Your task is to retype, word for word, the lines from the start of the data through the line holding "const colors = ['#ff0000', '#008000', '#0000ff', '#000000'];". Do not include the pictures.

-- Data lines start --

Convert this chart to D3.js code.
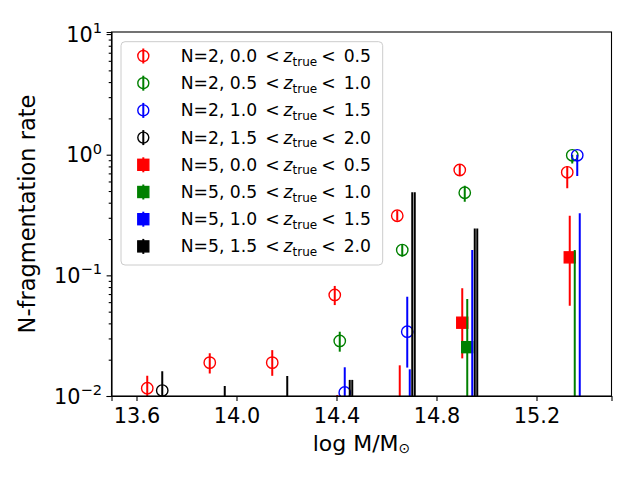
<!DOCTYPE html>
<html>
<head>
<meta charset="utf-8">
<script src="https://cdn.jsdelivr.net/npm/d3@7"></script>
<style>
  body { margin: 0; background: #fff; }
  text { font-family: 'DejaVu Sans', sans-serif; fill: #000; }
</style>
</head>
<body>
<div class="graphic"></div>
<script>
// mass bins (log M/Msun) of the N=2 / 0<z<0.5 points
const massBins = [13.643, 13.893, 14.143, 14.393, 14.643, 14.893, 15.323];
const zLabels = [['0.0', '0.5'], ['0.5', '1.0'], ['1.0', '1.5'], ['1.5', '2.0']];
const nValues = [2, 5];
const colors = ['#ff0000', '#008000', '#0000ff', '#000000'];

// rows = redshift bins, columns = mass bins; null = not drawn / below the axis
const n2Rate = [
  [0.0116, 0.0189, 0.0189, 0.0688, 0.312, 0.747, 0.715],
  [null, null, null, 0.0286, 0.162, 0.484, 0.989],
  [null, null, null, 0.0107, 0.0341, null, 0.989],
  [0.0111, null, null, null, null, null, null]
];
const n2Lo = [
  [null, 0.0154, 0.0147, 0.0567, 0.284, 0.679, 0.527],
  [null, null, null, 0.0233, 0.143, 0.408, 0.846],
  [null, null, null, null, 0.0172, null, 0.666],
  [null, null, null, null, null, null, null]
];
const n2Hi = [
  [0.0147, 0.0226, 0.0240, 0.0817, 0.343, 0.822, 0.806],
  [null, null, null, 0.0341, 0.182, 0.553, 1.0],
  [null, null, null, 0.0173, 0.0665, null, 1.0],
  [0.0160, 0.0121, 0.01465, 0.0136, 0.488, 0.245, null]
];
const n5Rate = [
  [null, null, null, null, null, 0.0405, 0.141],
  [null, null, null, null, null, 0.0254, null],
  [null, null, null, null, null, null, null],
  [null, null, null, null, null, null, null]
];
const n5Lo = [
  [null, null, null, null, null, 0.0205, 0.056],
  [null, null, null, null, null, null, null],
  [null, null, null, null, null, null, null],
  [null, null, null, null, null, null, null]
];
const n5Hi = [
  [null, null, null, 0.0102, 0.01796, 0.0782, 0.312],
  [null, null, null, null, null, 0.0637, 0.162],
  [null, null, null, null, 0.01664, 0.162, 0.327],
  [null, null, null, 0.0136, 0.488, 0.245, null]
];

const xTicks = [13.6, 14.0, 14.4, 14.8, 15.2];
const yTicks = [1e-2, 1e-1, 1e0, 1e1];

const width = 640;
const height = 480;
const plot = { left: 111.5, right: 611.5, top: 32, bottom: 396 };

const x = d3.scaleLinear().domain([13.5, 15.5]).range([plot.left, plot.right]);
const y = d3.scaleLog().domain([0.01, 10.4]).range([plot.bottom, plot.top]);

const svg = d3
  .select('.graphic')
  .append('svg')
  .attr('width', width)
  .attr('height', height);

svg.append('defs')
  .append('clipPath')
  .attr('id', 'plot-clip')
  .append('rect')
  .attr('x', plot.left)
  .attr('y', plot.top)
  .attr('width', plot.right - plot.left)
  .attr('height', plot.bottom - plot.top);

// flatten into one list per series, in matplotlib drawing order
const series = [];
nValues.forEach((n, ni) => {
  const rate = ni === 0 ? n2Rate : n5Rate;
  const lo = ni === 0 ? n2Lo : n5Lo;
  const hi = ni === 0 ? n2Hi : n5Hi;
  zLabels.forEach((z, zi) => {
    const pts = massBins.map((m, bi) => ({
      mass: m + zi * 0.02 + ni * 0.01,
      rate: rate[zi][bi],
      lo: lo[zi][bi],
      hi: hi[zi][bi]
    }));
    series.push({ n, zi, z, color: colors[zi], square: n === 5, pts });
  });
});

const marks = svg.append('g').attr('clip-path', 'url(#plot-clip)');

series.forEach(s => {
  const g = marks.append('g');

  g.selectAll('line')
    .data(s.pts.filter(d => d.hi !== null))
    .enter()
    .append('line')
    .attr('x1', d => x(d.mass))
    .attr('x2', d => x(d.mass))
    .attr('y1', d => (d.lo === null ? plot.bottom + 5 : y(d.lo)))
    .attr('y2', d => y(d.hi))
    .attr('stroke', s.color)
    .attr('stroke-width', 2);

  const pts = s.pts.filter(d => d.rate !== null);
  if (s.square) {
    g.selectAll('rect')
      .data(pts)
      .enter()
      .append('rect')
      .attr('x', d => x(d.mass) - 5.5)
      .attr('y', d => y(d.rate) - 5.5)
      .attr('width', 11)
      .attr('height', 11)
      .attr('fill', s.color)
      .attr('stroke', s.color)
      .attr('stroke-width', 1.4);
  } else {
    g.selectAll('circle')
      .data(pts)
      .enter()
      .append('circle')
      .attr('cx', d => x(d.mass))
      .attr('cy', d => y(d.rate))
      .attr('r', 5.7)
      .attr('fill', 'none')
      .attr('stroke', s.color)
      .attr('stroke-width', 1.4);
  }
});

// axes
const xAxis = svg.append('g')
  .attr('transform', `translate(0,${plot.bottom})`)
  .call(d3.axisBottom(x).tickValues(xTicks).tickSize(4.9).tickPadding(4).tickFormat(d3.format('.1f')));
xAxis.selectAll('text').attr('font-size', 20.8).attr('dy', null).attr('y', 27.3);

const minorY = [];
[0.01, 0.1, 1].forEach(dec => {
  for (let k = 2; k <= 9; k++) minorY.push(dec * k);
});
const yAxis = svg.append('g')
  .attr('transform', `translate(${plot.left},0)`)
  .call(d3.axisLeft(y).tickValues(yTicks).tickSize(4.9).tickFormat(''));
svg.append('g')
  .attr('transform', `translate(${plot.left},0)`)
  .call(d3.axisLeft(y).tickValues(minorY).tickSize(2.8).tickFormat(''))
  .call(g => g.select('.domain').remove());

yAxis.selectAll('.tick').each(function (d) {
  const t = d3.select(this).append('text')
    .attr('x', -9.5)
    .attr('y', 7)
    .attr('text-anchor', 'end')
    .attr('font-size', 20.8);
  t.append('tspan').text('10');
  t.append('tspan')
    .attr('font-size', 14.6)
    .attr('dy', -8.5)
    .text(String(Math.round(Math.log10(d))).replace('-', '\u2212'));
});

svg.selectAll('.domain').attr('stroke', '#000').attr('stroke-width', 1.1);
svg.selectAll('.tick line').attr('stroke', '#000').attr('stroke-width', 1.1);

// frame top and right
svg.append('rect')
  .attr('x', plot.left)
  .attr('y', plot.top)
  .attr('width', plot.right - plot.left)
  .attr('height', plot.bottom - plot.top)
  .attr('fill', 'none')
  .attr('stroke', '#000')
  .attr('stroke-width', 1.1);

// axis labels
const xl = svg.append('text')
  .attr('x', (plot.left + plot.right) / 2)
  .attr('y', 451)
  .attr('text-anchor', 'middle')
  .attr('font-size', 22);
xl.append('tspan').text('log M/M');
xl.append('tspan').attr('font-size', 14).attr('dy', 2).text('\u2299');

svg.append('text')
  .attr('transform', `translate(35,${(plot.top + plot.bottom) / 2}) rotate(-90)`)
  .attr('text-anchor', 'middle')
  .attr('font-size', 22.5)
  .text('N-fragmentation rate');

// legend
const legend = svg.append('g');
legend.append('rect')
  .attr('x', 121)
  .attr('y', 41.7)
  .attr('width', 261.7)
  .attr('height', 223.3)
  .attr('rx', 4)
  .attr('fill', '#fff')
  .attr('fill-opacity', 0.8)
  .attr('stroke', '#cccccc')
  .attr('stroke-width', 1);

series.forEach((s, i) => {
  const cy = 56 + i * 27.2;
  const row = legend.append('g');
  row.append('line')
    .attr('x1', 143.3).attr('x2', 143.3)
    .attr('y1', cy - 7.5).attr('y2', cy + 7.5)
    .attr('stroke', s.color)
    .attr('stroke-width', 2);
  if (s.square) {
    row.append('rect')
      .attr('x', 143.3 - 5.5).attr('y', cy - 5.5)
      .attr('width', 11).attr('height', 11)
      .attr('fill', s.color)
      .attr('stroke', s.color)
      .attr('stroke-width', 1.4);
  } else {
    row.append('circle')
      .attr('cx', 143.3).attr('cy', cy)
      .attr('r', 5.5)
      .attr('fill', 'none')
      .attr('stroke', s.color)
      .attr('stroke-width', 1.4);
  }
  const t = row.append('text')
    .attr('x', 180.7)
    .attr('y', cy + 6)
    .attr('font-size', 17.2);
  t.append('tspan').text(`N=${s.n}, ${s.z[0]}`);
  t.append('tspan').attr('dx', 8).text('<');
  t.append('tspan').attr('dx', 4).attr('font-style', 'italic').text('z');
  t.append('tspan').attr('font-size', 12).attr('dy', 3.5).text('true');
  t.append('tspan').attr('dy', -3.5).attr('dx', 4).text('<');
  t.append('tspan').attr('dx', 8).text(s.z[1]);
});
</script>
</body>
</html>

-- Data lines end --

Response below:
Convert this chart to D3.js code.
<!DOCTYPE html>
<html>
<head>
<meta charset="utf-8">
<script src="https://cdn.jsdelivr.net/npm/d3@7"></script>
<style>
  body { margin: 0; background: #fff; }
  text { font-family: 'DejaVu Sans', sans-serif; fill: #000; }
</style>
</head>
<body>
<div class="graphic"></div>
<script>
// mass bins (log M/Msun) of the N=2 / 0<z<0.5 points
const massBins = [13.643, 13.893, 14.143, 14.393, 14.643, 14.893, 15.323];
const zLabels = [['0.0', '0.5'], ['0.5', '1.0'], ['1.0', '1.5'], ['1.5', '2.0']];
const nValues = [2, 5];
const colors = ['#ff0000', '#008000', '#0000ff', '#000000'];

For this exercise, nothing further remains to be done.